At the other end of the spectrum was Merced, Calif., where values plummeted 39 percent. The worst-performing big metro market — Las Vegas — fell 32 percent.
Nationally, values were down 7 percent.
The end of the housing bubble, followed by the longest recession since the 1930s, has meant a virtual epidemic of foreclosures, and that has in turn dragged down the housing market further. Even if well cared for, foreclosed homes add to inventories for sale and pull down prices.
Nationally, foreclosure resales made up more than one-fifth of all home-buying in September, Zillow said.
Extension of the $8,000 federal tax credit for home purchases should increase overall demand for housing, at least partly balancing out the foreclosures, Humphries said.
“The credits are likely to bring continued stabilization in prices over this period vs. the price declines that we almost certainly would see otherwise,” he said.
However, the credit is just spurring buyers to move up purchases they would have made anyhow, Humphries said.

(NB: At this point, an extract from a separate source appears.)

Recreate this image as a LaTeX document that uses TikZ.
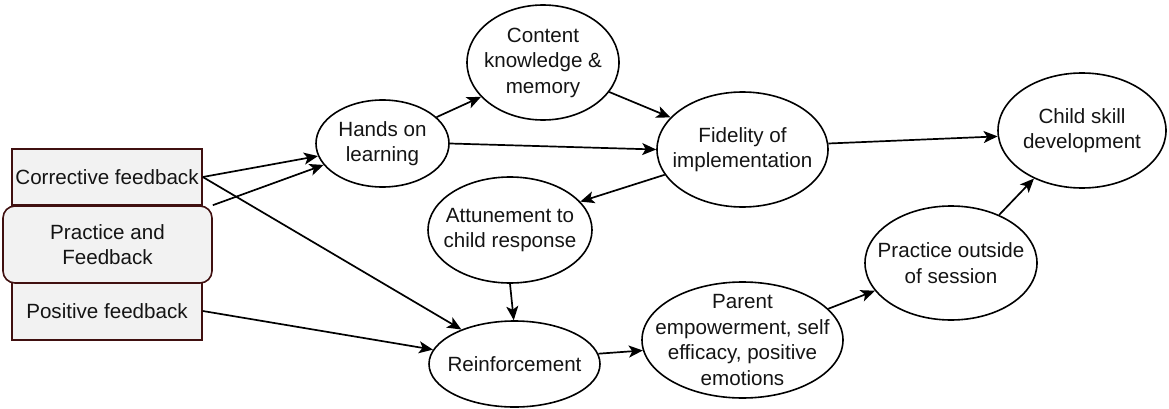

And there is some danger that the wave of foreclosures has still not peaked.
An estimated 2.62 percent of homes in metro Atlanta are somewhere in the foreclosure process, according to a report issued Friday by First American CoreLogic. Many of those homes will never actually reach foreclosure, but many do, and the rate has been a signal of serious trouble for homeowners.
That rate has doubled since last year, but it is still lower than the national average, according to the California-based company, which tracks sales, prices and foreclosure activity.
Barely one out of five area homes increased in value during the past year, according to Zillow’s calculations.
That compares with 28.1 percent of area homeowners who were “underwater” in their mortgages last quarter — that is, they owed more than their homes were worth. And that was actually a slight improvement.